State v. Sellers
2011 UT App 38
| Utah Ct. App. | 2011Background
- Sellers is an adult friend who lived with Child’s family and treated as a son; he frequently slept in Child’s room after drinking, though not living there at night in question.
- On May 29–30, 2007, Sellers became intoxicated at a party, later woke with urine on his clothing, and entered Child’s bed where Child woke to his hand in her underwear and finger in her vagina.
- Mother confronted Sellers; a partially empty vodka bottle was found hidden in Child’s room days later; Child reported the incident to police leading to charges of aggravated sexual abuse of a child.
- The State had to prove two intent elements for aggravated sexual abuse of a child: a general intent to touch and a specific intent to cause pain or arouse/ gratify sexual desires; the trial court instructed the voluntary intoxication defense as applying only to the specific intent element.
- Sellers requested a voluntary intoxication instruction and the court gave one but it did not clearly instruct that the State must disprove the defense beyond a reasonable doubt; defense counsel did not object or seek a corrected instruction, and the jury convicted.

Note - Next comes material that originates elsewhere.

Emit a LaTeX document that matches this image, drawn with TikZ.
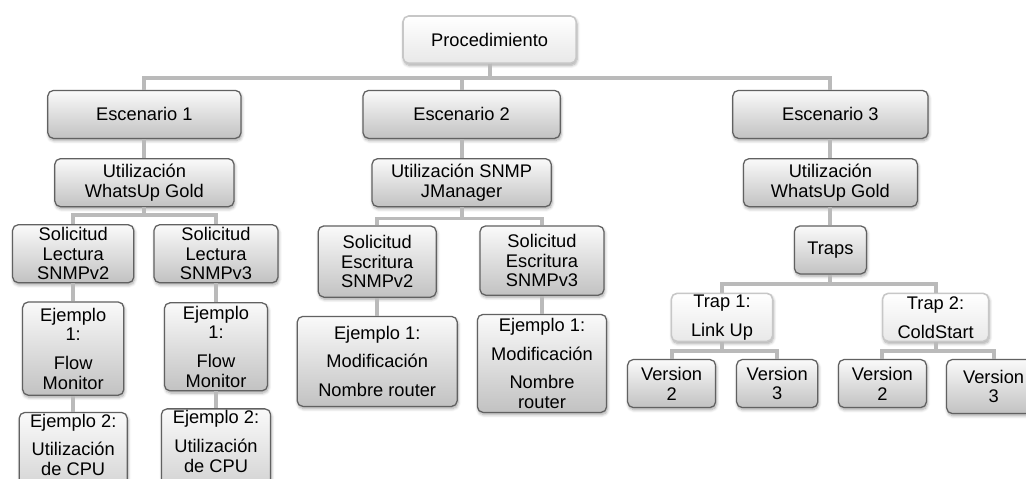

- The court remanded for a new trial after reversing due to the defective voluntary intoxication instruction; other evidentiary issues were discussed for potential impact on retrial.
Issues
| Issue | Plaintiff's Argument | Defendant's Argument | Held |
|---|---|---|---|
| Burden-shifting in voluntary intoxication instruction | Sellers argues the instruction omits that State must disprove beyond reasonable doubt. | State contends the instruction, read with the overall charge, conveys the burden. | Reversed; improper burden instruction requires new trial. |
| Ineffective assistance for failure to object to instruction | Sellers claims counsel’s failure to object was deficient. | State cannot justify failure as strategic. | Counsel deficient; reversible error requiring remand. |
| Admissibility of Detective Bell-Morley’s intoxication opinion (Rule 704/702) | Detective offered improper opinion on Sellers’s intoxication. | Opinion testified lay, not expert; permissible if based on perception. | Testimony improperly encroached; limit on remand. |
| Sellers’ interrogation statements about Child’s veracity | Statements misused to bolster Child’s credibility. | Interrogation context outside trial; admissibility depends on evidentiary rules. | Trial court must decide admissibility under rules on remand. |
| Prior bad acts evidence | Evidence admitted despite stipulation to exclude. | Moot for remand; issues preserved for retrial review. | Moot after reversal; remand to address evidentiary rulings. |
Key Cases Cited
- State v. Verde, 770 P.2d 116 (Utah 1989) (plain error standard applied to unpreserved claims)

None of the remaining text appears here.